The Singapore Tourist Promotion Board began holding pasar malams at the centre on Wednesdays and Sundays beginning on 7 April 1985. A week after, a spokesperson for the board announced that it would also be held on Mondays and Tuesdays. In May, Taiwanese singer Fei Yu-ching was invited by the board to perform at the pasar malam, which by then had over 110 stalls. As a result of its success, the board announced its intention to "revive" pasar malams in other areas in August. By then, the pasar malam had attracted more than 1,200 people on weekends and over 400 people on weekdays. In November, it was announced that the pasar malam would be held with a different theme every month. In May 1986, the pasar malam underwent a revamp to cater towards local instead of tourists. However, The Straits Times reported that business at the pasar malam on its first night in operation following the revamp was "slow." By then, it was open on Wednesdays, Fridays, Saturdays and Sundays. By October, it was no longer open on Mondays.

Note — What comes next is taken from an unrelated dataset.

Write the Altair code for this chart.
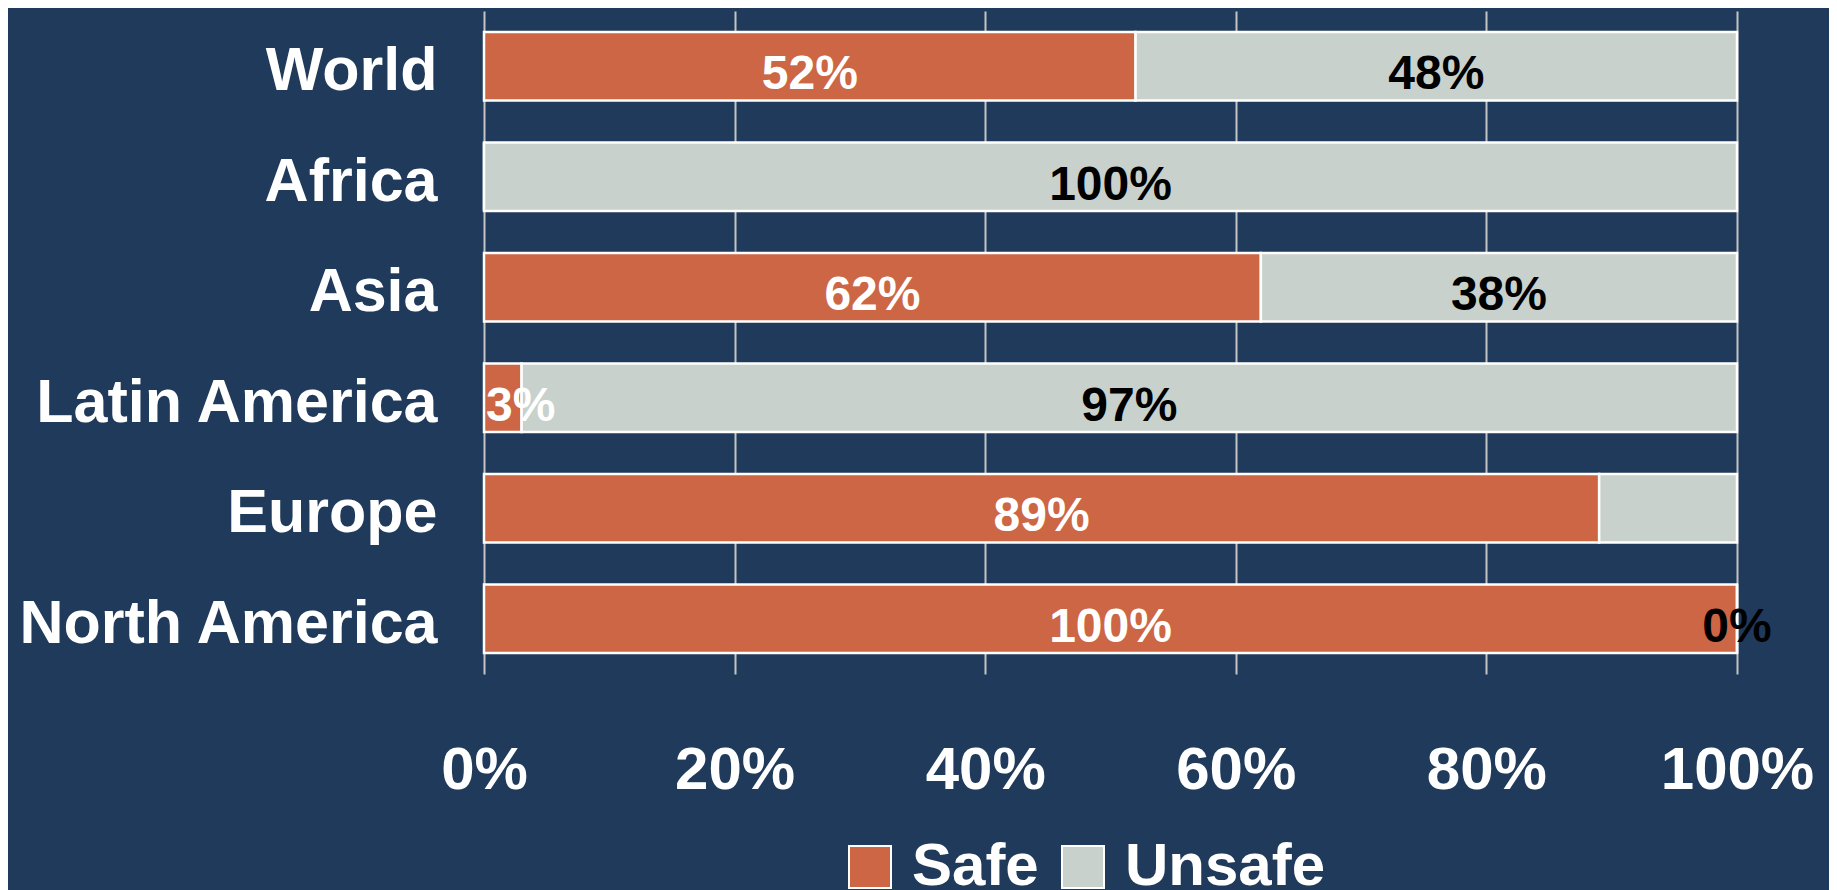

===Redevelopment and closure===
In November 1989, the board announced that the Singapore Handicraft Centre, Rasa Singapore and the Cultural Theatre would be redeveloped. However, there were plans to relocate both the handicraft centre and the food centre, which were to keep their names. The Singapore Tourist Promotion Board proposed that the centre be relocated to Orchard Point. Tenants of both centres were to have vacated the buildings by the end of the year. However, the plans to redevelop the area were delayed as the board rejected all of the bids for the tender due to "unacceptable design." The deadline was then extended to May of the following year. The board launched a re-tender of the site in March 1990. In October, the tender was won by Kuok Group's Allgreen Properties for $188.8 million, after which the centre was demolished to make way for Tanglin Mall. The Singapore Handicraft Centre was relocated to the Chinatown Point.